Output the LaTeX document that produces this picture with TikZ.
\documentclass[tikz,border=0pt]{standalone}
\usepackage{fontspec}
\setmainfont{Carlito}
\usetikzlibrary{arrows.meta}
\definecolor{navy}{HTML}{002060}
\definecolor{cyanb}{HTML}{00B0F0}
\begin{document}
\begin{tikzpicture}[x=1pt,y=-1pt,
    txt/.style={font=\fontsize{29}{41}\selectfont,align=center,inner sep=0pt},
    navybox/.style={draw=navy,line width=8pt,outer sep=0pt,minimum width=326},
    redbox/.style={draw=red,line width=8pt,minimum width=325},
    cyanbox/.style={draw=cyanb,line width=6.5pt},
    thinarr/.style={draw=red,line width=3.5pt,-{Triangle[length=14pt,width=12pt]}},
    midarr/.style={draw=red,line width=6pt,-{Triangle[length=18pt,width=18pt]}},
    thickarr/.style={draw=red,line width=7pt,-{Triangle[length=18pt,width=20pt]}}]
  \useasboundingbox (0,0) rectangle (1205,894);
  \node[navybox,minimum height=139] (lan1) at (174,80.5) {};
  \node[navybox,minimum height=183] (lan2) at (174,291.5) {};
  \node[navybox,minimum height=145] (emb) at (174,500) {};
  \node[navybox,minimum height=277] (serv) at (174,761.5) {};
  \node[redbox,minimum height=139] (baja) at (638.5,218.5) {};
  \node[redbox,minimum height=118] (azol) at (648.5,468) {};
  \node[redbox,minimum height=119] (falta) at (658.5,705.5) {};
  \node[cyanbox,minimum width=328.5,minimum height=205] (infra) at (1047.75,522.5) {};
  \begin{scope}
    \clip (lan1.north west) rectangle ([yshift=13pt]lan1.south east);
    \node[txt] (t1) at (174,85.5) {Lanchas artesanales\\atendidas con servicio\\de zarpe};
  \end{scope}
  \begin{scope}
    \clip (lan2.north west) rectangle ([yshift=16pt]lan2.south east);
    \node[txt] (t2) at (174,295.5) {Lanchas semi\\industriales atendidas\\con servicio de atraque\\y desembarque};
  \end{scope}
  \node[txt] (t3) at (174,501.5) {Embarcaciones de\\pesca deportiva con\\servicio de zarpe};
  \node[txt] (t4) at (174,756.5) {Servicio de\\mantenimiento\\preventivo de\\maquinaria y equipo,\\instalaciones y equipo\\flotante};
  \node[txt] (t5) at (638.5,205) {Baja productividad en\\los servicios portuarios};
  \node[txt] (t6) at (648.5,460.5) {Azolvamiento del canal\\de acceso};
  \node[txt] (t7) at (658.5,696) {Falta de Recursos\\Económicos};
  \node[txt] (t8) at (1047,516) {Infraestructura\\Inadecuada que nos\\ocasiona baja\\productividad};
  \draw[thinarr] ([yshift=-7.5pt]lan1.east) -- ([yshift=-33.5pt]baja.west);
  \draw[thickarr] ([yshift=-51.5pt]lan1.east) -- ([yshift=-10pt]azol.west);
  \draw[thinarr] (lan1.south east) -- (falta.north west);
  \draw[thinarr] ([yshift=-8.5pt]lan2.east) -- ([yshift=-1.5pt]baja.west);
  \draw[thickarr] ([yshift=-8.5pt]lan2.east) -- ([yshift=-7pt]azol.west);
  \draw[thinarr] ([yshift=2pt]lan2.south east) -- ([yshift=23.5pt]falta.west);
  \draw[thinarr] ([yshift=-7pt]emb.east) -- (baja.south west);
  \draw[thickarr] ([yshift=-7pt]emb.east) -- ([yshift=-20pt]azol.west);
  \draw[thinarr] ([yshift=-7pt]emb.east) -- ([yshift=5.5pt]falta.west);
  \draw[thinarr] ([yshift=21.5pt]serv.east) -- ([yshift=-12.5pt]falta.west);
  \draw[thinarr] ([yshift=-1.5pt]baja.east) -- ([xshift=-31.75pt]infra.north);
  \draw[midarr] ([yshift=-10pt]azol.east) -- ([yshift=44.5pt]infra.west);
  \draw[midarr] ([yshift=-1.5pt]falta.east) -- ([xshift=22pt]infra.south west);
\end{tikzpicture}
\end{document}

▬▬▬▬▬▬▬▬▬▬

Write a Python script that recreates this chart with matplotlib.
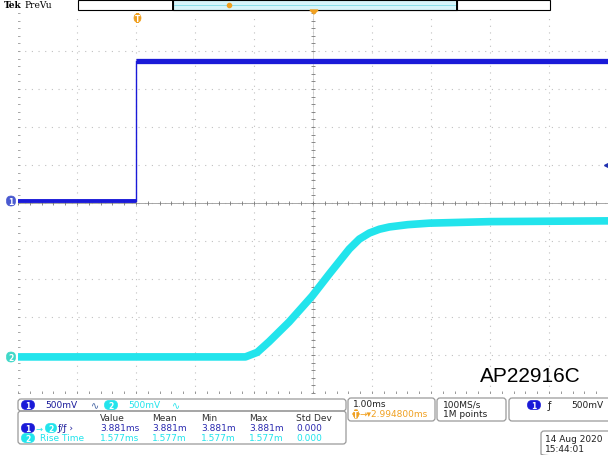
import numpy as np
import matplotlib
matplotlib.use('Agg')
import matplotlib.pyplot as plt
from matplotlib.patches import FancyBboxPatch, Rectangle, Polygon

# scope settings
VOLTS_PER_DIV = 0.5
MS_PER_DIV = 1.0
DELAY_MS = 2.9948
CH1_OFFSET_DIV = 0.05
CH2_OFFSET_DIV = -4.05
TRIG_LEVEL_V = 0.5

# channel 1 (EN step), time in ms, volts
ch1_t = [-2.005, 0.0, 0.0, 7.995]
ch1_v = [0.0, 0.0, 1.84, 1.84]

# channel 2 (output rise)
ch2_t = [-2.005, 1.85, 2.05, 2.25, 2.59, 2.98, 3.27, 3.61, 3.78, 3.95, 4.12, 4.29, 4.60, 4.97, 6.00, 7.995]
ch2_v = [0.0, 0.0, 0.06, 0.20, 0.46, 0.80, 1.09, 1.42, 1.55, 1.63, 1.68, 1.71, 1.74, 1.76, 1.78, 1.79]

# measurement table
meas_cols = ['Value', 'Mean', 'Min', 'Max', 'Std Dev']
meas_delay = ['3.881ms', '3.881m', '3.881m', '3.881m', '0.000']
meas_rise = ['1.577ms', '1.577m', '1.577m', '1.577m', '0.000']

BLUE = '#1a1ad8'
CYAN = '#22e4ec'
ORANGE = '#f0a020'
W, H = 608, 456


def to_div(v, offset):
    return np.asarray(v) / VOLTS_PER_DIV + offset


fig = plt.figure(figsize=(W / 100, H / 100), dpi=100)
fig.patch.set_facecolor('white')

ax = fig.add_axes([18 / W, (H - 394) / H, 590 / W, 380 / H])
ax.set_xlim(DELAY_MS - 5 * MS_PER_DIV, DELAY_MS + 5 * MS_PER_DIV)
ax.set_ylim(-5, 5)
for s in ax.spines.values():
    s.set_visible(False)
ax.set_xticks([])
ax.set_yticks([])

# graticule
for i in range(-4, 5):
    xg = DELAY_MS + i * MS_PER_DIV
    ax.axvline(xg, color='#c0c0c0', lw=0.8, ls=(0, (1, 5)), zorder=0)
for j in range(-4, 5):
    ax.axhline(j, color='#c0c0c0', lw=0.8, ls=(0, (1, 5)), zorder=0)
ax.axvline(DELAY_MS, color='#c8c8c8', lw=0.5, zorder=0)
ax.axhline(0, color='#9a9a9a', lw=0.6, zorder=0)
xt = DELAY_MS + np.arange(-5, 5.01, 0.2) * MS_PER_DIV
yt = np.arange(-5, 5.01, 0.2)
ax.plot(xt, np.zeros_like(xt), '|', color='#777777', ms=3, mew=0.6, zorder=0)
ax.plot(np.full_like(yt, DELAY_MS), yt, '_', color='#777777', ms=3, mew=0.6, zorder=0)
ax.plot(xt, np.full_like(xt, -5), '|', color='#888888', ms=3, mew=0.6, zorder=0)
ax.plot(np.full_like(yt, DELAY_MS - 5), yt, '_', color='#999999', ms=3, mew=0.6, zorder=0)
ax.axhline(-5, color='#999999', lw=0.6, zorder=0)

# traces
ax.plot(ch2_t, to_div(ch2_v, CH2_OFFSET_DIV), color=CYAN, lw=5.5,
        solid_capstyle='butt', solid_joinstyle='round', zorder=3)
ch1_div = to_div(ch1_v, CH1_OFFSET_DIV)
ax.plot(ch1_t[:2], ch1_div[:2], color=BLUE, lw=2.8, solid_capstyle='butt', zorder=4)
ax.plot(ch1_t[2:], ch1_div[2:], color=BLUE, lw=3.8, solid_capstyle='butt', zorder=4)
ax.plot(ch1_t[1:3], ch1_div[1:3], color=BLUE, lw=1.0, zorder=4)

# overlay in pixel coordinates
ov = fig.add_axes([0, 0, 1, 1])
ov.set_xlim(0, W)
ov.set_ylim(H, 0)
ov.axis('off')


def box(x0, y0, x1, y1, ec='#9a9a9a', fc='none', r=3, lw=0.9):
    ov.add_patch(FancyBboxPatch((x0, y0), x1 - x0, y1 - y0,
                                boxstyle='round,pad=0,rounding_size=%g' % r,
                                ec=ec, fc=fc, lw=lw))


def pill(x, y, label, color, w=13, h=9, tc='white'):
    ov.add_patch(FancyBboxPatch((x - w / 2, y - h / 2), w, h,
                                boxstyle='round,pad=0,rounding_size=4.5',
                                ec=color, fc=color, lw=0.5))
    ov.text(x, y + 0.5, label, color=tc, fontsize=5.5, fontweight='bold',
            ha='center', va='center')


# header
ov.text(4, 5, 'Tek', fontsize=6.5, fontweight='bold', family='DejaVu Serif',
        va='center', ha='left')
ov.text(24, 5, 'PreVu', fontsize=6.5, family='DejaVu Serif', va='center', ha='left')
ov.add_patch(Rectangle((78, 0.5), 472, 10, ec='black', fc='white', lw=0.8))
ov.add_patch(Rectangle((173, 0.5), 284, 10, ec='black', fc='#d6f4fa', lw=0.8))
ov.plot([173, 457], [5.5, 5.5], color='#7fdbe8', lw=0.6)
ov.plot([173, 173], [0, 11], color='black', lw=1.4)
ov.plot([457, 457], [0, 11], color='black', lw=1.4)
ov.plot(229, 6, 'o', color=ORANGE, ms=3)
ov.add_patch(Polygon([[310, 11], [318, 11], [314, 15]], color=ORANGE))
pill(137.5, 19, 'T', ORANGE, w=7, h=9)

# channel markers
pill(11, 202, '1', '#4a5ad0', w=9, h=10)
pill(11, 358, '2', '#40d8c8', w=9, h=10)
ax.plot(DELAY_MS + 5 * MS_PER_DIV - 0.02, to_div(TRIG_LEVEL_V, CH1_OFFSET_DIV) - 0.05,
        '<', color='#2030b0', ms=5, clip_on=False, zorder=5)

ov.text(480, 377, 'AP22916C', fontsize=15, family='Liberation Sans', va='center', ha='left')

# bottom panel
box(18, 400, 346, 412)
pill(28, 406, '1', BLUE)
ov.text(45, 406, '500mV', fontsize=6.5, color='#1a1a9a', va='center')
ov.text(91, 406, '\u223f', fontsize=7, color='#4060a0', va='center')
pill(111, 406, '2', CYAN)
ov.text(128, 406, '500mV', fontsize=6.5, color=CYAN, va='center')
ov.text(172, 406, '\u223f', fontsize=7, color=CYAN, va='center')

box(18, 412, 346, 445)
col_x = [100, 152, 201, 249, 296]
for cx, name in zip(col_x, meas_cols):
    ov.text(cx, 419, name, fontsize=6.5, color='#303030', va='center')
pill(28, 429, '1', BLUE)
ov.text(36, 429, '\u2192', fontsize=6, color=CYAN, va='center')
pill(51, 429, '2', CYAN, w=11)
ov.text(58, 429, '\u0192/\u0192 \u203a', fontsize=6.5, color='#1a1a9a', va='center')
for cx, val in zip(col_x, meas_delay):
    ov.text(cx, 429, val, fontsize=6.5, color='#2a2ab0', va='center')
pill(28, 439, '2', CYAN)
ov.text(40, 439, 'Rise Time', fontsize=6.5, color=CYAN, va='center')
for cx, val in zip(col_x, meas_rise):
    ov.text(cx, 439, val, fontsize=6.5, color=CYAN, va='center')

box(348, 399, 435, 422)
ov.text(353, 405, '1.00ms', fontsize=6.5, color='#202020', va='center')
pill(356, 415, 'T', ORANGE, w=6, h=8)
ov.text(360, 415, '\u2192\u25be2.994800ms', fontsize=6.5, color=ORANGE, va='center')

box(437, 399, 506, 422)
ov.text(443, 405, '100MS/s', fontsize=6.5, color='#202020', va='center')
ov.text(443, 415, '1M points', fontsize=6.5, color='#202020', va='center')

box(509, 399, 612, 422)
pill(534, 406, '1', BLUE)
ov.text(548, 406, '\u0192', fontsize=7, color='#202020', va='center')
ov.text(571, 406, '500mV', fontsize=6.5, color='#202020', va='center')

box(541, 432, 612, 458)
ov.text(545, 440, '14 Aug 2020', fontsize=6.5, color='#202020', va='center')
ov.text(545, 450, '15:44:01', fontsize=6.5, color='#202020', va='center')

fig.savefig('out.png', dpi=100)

▬▬▬▬▬▬▬▬▬▬

* _WHAT IS ASKED_:
Pull out every line in the data above that has the word "this".

* _ANSWER BELOW_:
Output the LaTeX document that produces this picture with TikZ.
Write a Python script that recreates this chart with matplotlib.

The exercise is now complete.